David Nicholson, business systems manager at Taylor Wimpey, said that, with Anaplan, the company’s annual forecasting process is now better controlled and more efficient: “The use of a single cloud-based model removes many hours of effort involved in distributing, managing and consolidating Excel spreadsheets. Our aim was to simplify and modernise our estate, by reducing our application footprint and decommission a lot of our legacy systems,” he says.
“We moved to Anaplan as our Excel 2003 based forecast solution was under threat as we were moving to Windows 7 as part of a wider technology refresh project. We invited several technology vendors to demonstrate for us and we found Anaplan to be a fantastic toolkit.”

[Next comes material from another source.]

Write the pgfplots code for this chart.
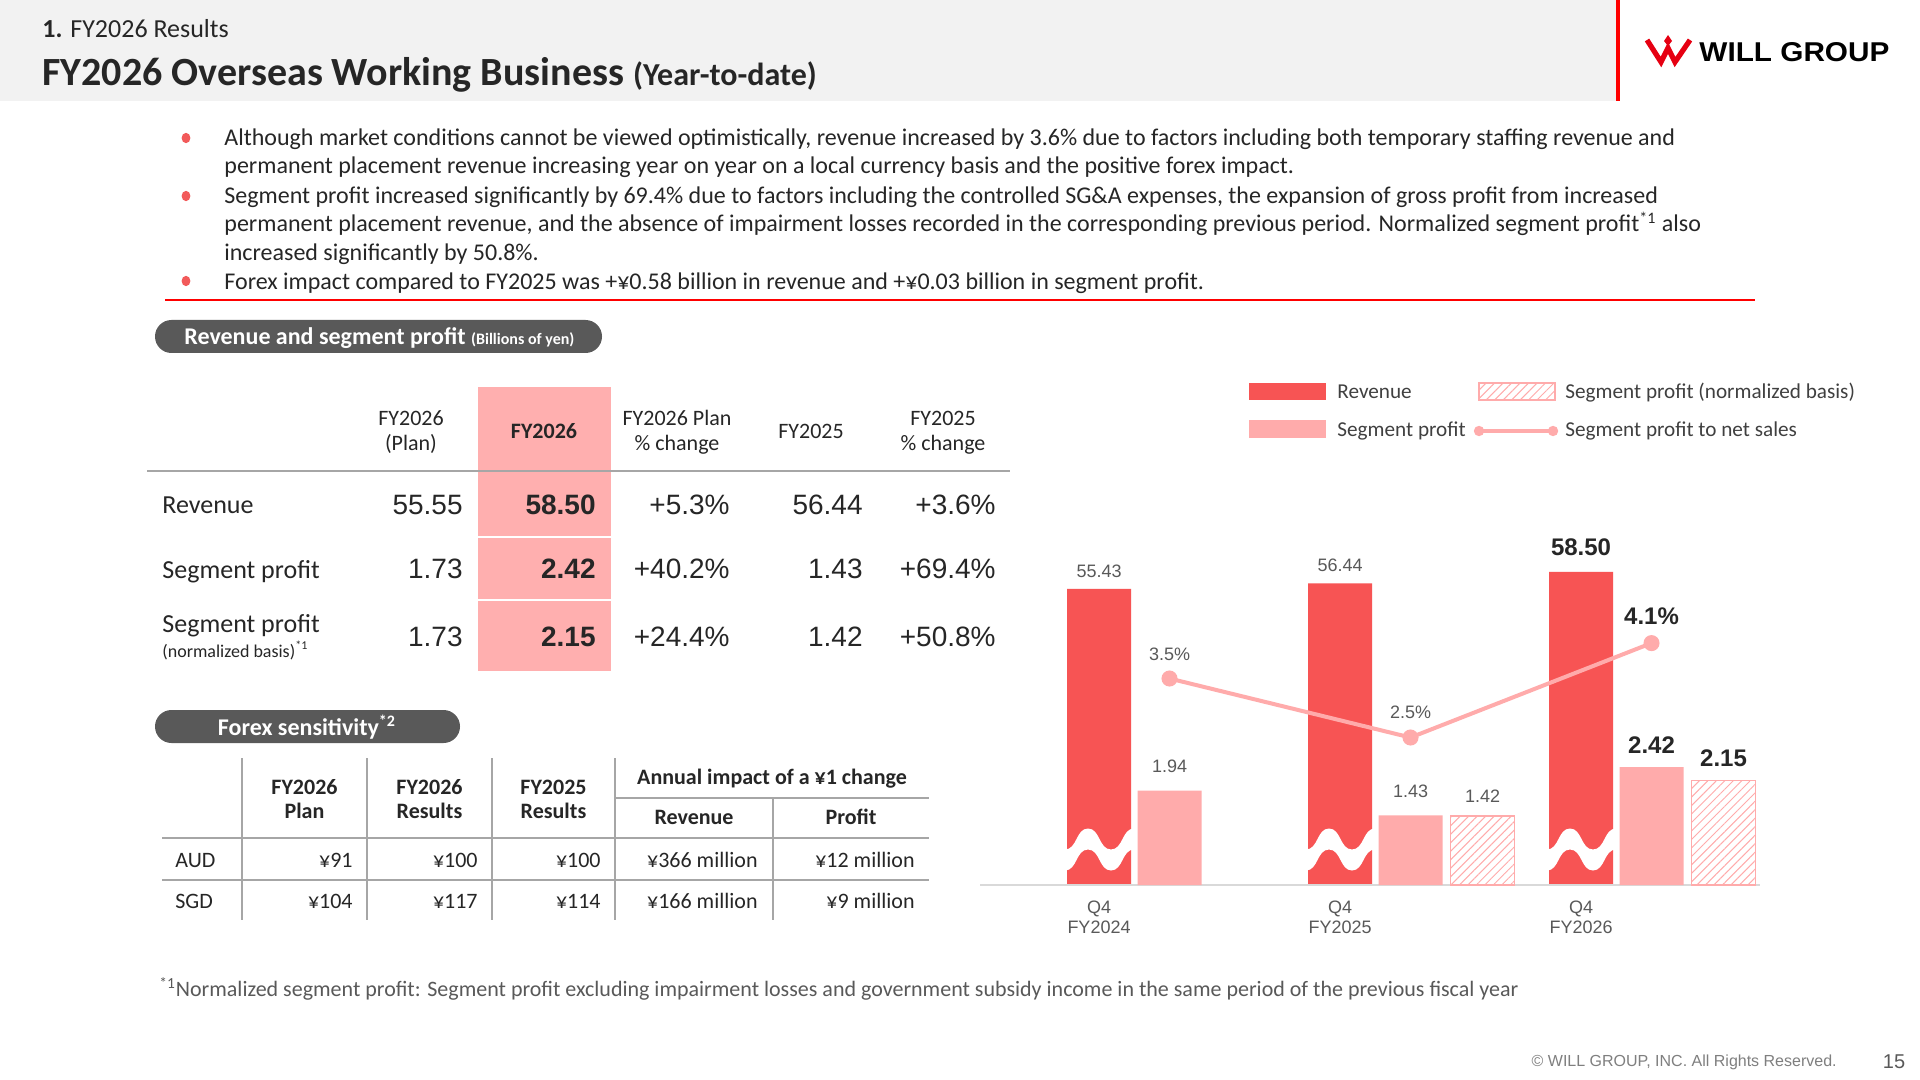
\documentclass[border=0pt]{standalone}
\usepackage{graphicx}
\usepackage{pgfplots}
\pgfplotsset{compat=1.18}
\usepackage{fontspec}
\setmainfont{Carlito}
\newfontfamily\arial{Liberation Sans}
\usetikzlibrary{patterns.meta}
\definecolor{hdr}{HTML}{F2F2F2}
\definecolor{wred}{HTML}{FF0000}
\definecolor{logored}{HTML}{E60012}
\definecolor{bred}{HTML}{F25A5A}
\definecolor{rev}{HTML}{F75454}
\definecolor{sp}{HTML}{FFABAB}
\definecolor{hl}{HTML}{FFAFAF}
\definecolor{pill}{HTML}{595959}
\definecolor{txt}{HTML}{262626}
\definecolor{lab}{HTML}{595959}
\definecolor{leg}{HTML}{404040}
\definecolor{rulec}{HTML}{A6A6A6}
\definecolor{axc}{HTML}{D9D9D9}
\definecolor{copyc}{HTML}{7F7F7F}
\newcommand\fs[2]{\fontsize{#1}{#2}\selectfont}
\pgfplotsset{chartbase/.style={
  scale only axis, width=390pt, height=200pt,
  at={(490pt,-442.5pt)}, anchor=south west,
  xmin=-0.4938, xmax=2.7427, clip mode=individual}}
\begin{document}
\begin{tikzpicture}[x=0.5pt,y=0.5pt,
  t/.style={inner sep=0pt, text=txt}]
\path[use as bounding box] (0,0) rectangle (1920,-1080);
\fill[white] (0,0) rectangle (1920,-1080);
% header
\fill[hdr] (0,0) rectangle (1616,-101);
\fill[wred] (1616,0) rectangle (1620,-101);
\node[t, anchor=base west] at (42,-38) {\fs{13}{15}\textbf{1.} FY2026 Results};
\node[t, anchor=base west] at (42,-86) {\fs{20}{24}\bfseries FY2026 Overseas Working Business \fs{16}{18}(Year-to-date)};
% logo
\draw[logored, line width=2.6pt, line join=miter] (1647,-40) -- (1661,-62) -- (1668,-48) -- (1675,-62) -- (1690,-40);
\fill[logored] (1668,-35) -- (1672,-41) -- (1668,-46) -- (1664,-41) -- cycle;
\node[anchor=base west, inner sep=0] at (1699,-62) {\resizebox{95pt}{9.5pt}{\arial\bfseries WILL GROUP}};
% bullets
\foreach \yy in {138,196,281} \fill[bred] (186,-\yy) ellipse (2.2pt and 2.6pt);
\node[t, anchor=base west] at (224,-146) {\fs{12}{14}Although market conditions cannot be viewed optimistically, revenue increased by 3.6\% due to factors including both temporary staffing revenue and};
\node[t, anchor=base west] at (224,-174) {\fs{12}{14}permanent placement revenue increasing year on year on a local currency basis and the positive forex impact.};
\node[t, anchor=base west] at (224,-204) {\fs{12}{14}Segment profit increased significantly by 69.4\% due to factors including the controlled SG\&A expenses, the expansion of gross profit from increased};
\node[t, anchor=base west] at (224,-232) {\fs{12}{14}permanent placement revenue, and the absence of impairment losses recorded in the corresponding previous period. Normalized segment profit\textsuperscript{*1} also};
\node[t, anchor=base west] at (224,-261) {\fs{12}{14}increased significantly by 50.8\%.};
\node[t, anchor=base west] at (224,-290) {\fs{12}{14}Forex impact compared to FY2025 was +¥0.58 billion in revenue and +¥0.03 billion in segment profit.};
\draw[wred, line width=1.1pt] (165,-300) -- (1755,-300);
% pill 1
\fill[pill, rounded corners=8.25pt] (155,-320) rectangle (602,-353);
\node[anchor=base west, inner sep=0, text=white] at (184,-344) {\fs{12}{14}\bfseries Revenue and segment profit \fs{8}{9}(Billions of yen)};
% table 1
\fill[hl] (478,-387) rectangle (611,-671);
\draw[white, line width=0.8pt] (478,-537) -- (611,-537);
\draw[white, line width=0.8pt] (478,-600) -- (611,-600);
\draw[rulec, line width=1.2pt] (147,-471) -- (1010,-471);
\begin{scope}[every node/.style={t, anchor=base, font=\fs{11}{13}}]
\node at (411,-425) {FY2026}; \node at (411,-450) {(Plan)};
\node at (544,-438) {\bfseries FY2026};
\node at (677,-425) {FY2026 Plan}; \node at (677,-450) {\% change};
\node at (811,-438) {FY2025};
\node at (943,-425) {FY2025}; \node at (943,-450) {\% change};
\end{scope}
\begin{scope}[every node/.style={t, anchor=base west, font=\fs{13}{15}}]
\node at (162,-513) {Revenue};
\node at (162,-578) {Segment profit};
\node at (162,-632) {Segment profit};
\node at (162,-657) {\fs{9}{11}(normalized basis)\textsuperscript{*1}};
\end{scope}
\begin{scope}[every node/.style={t, anchor=base east, font=\arial\fs{14}{16}}]
\node at (463,-514) {55.55}; \node at (596,-514) {\bfseries 58.50}; \node at (730,-514) {+5.3\%}; \node at (863,-514) {56.44}; \node at (996,-514) {+3.6\%};
\node at (463,-578) {1.73}; \node at (596,-578) {\bfseries 2.42}; \node at (730,-578) {+40.2\%}; \node at (863,-578) {1.43}; \node at (996,-578) {+69.4\%};
\node at (463,-646) {1.73}; \node at (596,-646) {\bfseries 2.15}; \node at (730,-646) {+24.4\%}; \node at (863,-646) {1.42}; \node at (996,-646) {+50.8\%};
\end{scope}
% pill 2
\fill[pill, rounded corners=8.25pt] (155,-710) rectangle (460,-743);
\node[anchor=base, inner sep=0, text=white] at (307,-735) {\fs{12}{14}\bfseries Forex sensitivity\textsuperscript{*2}};
% forex table
\begin{scope}[rulec, line width=1.1pt]
\foreach \xx in {242,367,492,615} \draw (\xx,-758) -- (\xx,-920);
\draw (773,-798) -- (773,-920);
\draw (615,-798) -- (929,-798);
\draw (162,-838) -- (929,-838);
\draw (162,-880) -- (929,-880);
\end{scope}
\begin{scope}[every node/.style={t, anchor=base, font=\fs{11}{13}\bfseries}]
\node at (304.5,-794) {FY2026}; \node at (304.5,-818) {Plan};
\node at (429.5,-794) {FY2026}; \node at (429.5,-818) {Results};
\node at (553.5,-794) {FY2025}; \node at (553.5,-818) {Results};
\node at (772,-784) {Annual impact of a ¥1 change};
\node at (694,-824) {Revenue}; \node at (851,-824) {Profit};
\end{scope}
\begin{scope}[every node/.style={t, anchor=base east, font=\fs{11}{13}}]
\node[anchor=base west] at (175,-867) {AUD};
\node at (353,-867) {¥91}; \node at (478,-867) {¥100}; \node at (601,-867) {¥100}; \node at (758,-867) {¥366 million}; \node at (915,-867) {¥12 million};
\node[anchor=base west] at (175,-908) {SGD};
\node at (353,-908) {¥104}; \node at (478,-908) {¥117}; \node at (601,-908) {¥114}; \node at (758,-908) {¥166 million}; \node at (915,-908) {¥9 million};
\end{scope}
% chart: revenue (broken scale)
\begin{axis}[chartbase, hide axis, ymin=2, ymax=74.2, ybar, bar width=0.2656]
\addplot[fill=rev, draw=none, bar shift=0pt] coordinates {(0,55.43) (1,56.44) (2,58.50)};
\node[inner sep=0, anchor=base, text=lab, yshift=5.8pt] at (axis cs:0,55.43) {\arial\fs{9}{10}55.43};
\node[inner sep=0, anchor=base, text=lab, yshift=5.8pt] at (axis cs:1,56.44) {\arial\fs{9}{10}56.44};
\node[inner sep=0, anchor=base, text=txt, yshift=8.2pt] at (axis cs:2,58.50) {\arial\bfseries\fs{12}{14}58.50};
\end{axis}
% axis break marks on the revenue bars
\foreach \c in {1099,1340,1581}
  \fill[white] (\c-34,-849.5) to[out=0,in=180] (\c-11,-828.5) to[out=0,in=180] (\c+12,-849.5) to[out=0,in=180] (\c+35,-828.5) -- (\c+38,-828.5)
     -- (\c+38,-849.5) -- (\c+35,-849.5) to[out=180,in=0] (\c+12,-870.5) to[out=180,in=0] (\c-11,-849.5) to[out=180,in=0] (\c-34,-870.5) -- cycle;
% chart: segment profit
\begin{axis}[chartbase, ymin=0, ymax=8.214, ybar, bar width=0.2656,
  axis y line=none, axis x line*=bottom, x axis line style={-, draw=axc, line width=0.8pt},
  xtick={0,1,2}, xticklabels={{Q4\\FY2024},{Q4\\FY2025},{Q4\\FY2026}},
  xtick style={draw=none}, major tick length=0pt,
  xticklabel style={align=center, font=\arial\fs{9}{10}, text=lab, anchor=north, yshift=-4.5pt}]
\addplot[fill=sp, draw=none, bar shift=0pt] coordinates {(0.2925,1.94) (1.2925,1.43) (2.2925,2.42)};
\addplot[pattern={Lines[angle=45,distance=3pt,line width=0.5pt]}, pattern color=sp, draw=sp, line width=0.8pt, bar shift=0pt] coordinates {(1.5913,1.42) (2.5913,2.15)};
\node[inner sep=0, anchor=base, text=lab, yshift=8.8pt] at (axis cs:0.2925,1.94) {\arial\fs{9}{10}1.94};
\node[inner sep=0, anchor=base, text=lab, yshift=8.8pt] at (axis cs:1.2925,1.43) {\arial\fs{9}{10}1.43};
\node[inner sep=0, anchor=base, text=lab, yshift=6.5pt] at (axis cs:1.5913,1.42) {\arial\fs{9}{10}1.42};
\node[inner sep=0, anchor=base, text=txt, yshift=6.7pt] at (axis cs:2.2925,2.42) {\arial\bfseries\fs{12}{14}2.42};
\node[inner sep=0, anchor=base, text=txt, yshift=6.7pt] at (axis cs:2.5913,2.15) {\arial\bfseries\fs{12}{14}2.15};
\end{axis}
% chart: profit ratio
\begin{axis}[chartbase, hide axis, ymin=0, ymax=6.78]
\addplot[color=sp, line width=2pt, mark=*, mark size=3pt, mark options={fill=sp, draw=sp}] coordinates {(0.2925,3.5) (1.2925,2.5) (2.2925,4.1)};
\node[inner sep=0, anchor=base, text=lab, yshift=8.8pt] at (axis cs:0.2925,3.5) {\arial\fs{9}{10}3.5\%};
\node[inner sep=0, anchor=base, text=lab, yshift=9.3pt] at (axis cs:1.2925,2.5) {\arial\fs{9}{10}2.5\%};
\node[inner sep=0, anchor=base, text=txt, yshift=9.2pt] at (axis cs:2.2925,4.1) {\arial\bfseries\fs{12}{14}4.1\%};
\end{axis}
% legend
\fill[rev] (1249,-383) rectangle (1326,-400);
\node[inner sep=0, anchor=base west, text=leg] at (1337,-398) {\fs{10.6}{13}Revenue};
\path[pattern={Lines[angle=45,distance=3pt,line width=0.5pt]}, pattern color=sp] (1479,-383) rectangle (1555,-400);
\draw[sp, line width=0.8pt] (1479,-383) rectangle (1555,-400);
\node[inner sep=0, anchor=base west, text=leg] at (1565,-398) {\fs{10.6}{13}Segment profit (normalized basis)};
\fill[sp] (1249,-420) rectangle (1326,-438);
\node[inner sep=0, anchor=base west, text=leg] at (1337,-436) {\fs{10.6}{13}Segment profit};
\draw[sp, line width=2pt] (1479,-431) -- (1553,-431);
\fill[sp] (1479,-431) circle (2.6pt) (1553,-431) circle (2.6pt);
\node[inner sep=0, anchor=base west, text=leg] at (1565,-436) {\fs{10.6}{13}Segment profit to net sales};
% footnote & footer
\node[inner sep=0, anchor=base west, text=lab] at (159,-996) {\fs{11}{13}\textsuperscript{*1}Normalized segment profit: Segment profit excluding impairment losses and government subsidy income in the same period of the previous fiscal year};
\node[inner sep=0, anchor=base east, text=copyc] at (1837,-1066) {\arial\fs{8}{10}© WILL GROUP, INC. All Rights Reserved.};
\node[inner sep=0, anchor=base, text=lab] at (1894,-1068) {\arial\fs{10}{12}15};
\end{tikzpicture}
\end{document}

Nicholson says the company entered into a period of extremely detailed due diligence with Anaplan: “It was the first time we were working with someone in the cloud who wasn’t Microsoft and we wanted to ensure we were provisioning an environment capable of supporting the needs of a community of citizen developers in our business.”
Taylor Wimpey’s finance directors, in each of its teams, can now re-use their operational forecasting data from the firm’s ERP system. This data can be manipulated externally by a centralised team before being uploaded to Anaplan.
Taylor Wimpey has seen a 75% reduction in applications through Anaplan and an ERP system replacement. The company uses the ERP system Coins and is also currently undergoing a Microsoft 365 desktop refresh.
The company is looking to expand on its work with Anaplan by integrating an application performance interface, which will enable its finance directors to instantly upload data to the cloud. Each team can update its data throughout the year instead of only once, during the annual reporting period.
Andy Feldon, IT director, at Taylor Wimpey, says: “We found Anaplan quick to replicate functionally and quick to develop and operate, which was very useful, as the IT team were under extreme pressure working to an aggressive timescale.
“We have had ongoing support from Anaplan and have not had to increase our central overhead as a result. I would encourage other businesses to take the Anaplan Challenge, which got rid of all of the smoke and mirrors that we had been seeing in other pre-sales pitches.”
Feldon says that, previously, users had problems with the Excel suite failing to recalculate due to vast amounts of data and the complexity of the model, even after a 10-15 minute wait.